"Karanis Revealed: Discovering the Past and Present of a Michigan Excavation in Egypt," opening September 16, 2011, at the Kelsey Museum of Archaeology, illuminates the historical records of a single village community in the Egyptian countryside during the Graeco-Roman period. The exhibition also explores the story of the site’s excavation, initiated by the University of Michigan in the 1920s and 1930s, as well as subsequent and upcoming research on the recovered material and its context.

"Karanis Revealed" will be presented in two phases, with all but a few displays changing in the second portion. Part I (September 16 to December 8, 2011) looks at aspects of village life during the early centuries of the community under the Ptolemaic dynasty. These include the site’s agricultural cultivation, the role of pagan religions and evidence of more esoteric magical practices. Part II (January 27 to May 6, 2012) follows the changes that took place in Karanis with the beginning of the Roman occupation of Egypt and then later with the advent of Christianity. The displays include collections of Roman glass, tax rolls on papyrus, and the leather breastplate of a Roman soldier.

The main artifact cases are supplemented by a mockup of a field table on which are presented some of the original sketches and architectural drawings made by the Michigan excavation team in the early twentieth century. This central table illustrates the process through which archaeologists move from preliminary notes and diagrams to completed cross-sections of entire communities. The table display will be further enhanced by interactive elements, allowing visitors to explore the exhibition on their own.

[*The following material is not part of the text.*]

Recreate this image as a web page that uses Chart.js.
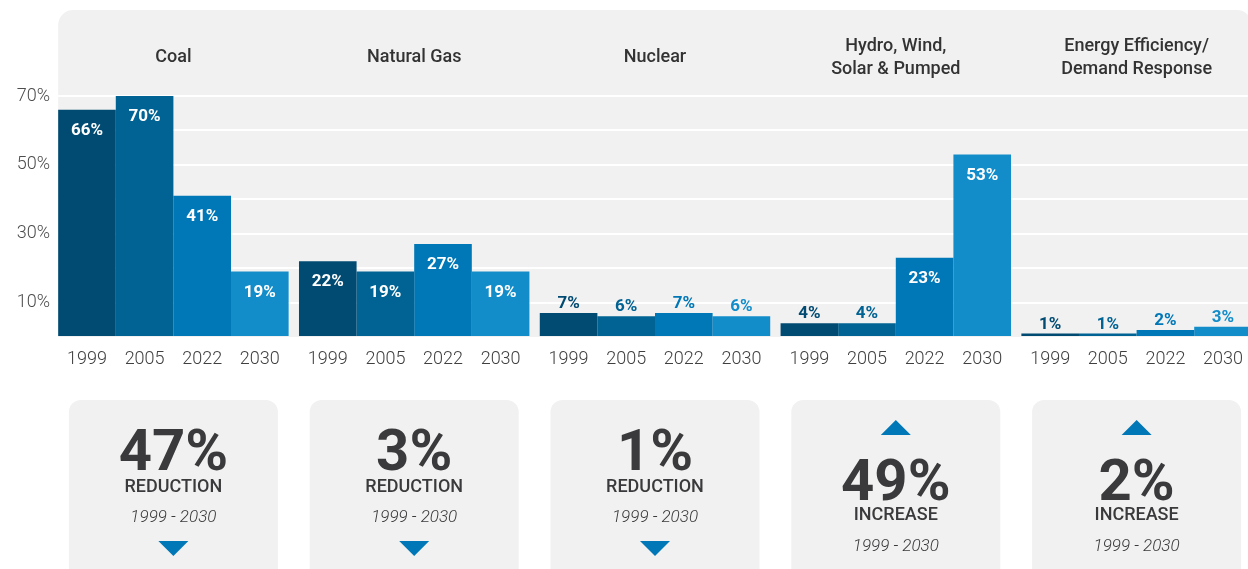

Everyday life in ancient communities is often obscured from modern eyes due to the erosion of evidence over the centuries. The archaeological process, however, allows scholars to reconstruct an understanding of past societies from what artifactual material has survived. Through "Karanis Revealed" museum visitors will have the opportunity to unearth the daily life of a rural village over 2,000 years old and retrace the steps of the scholars who discovered it.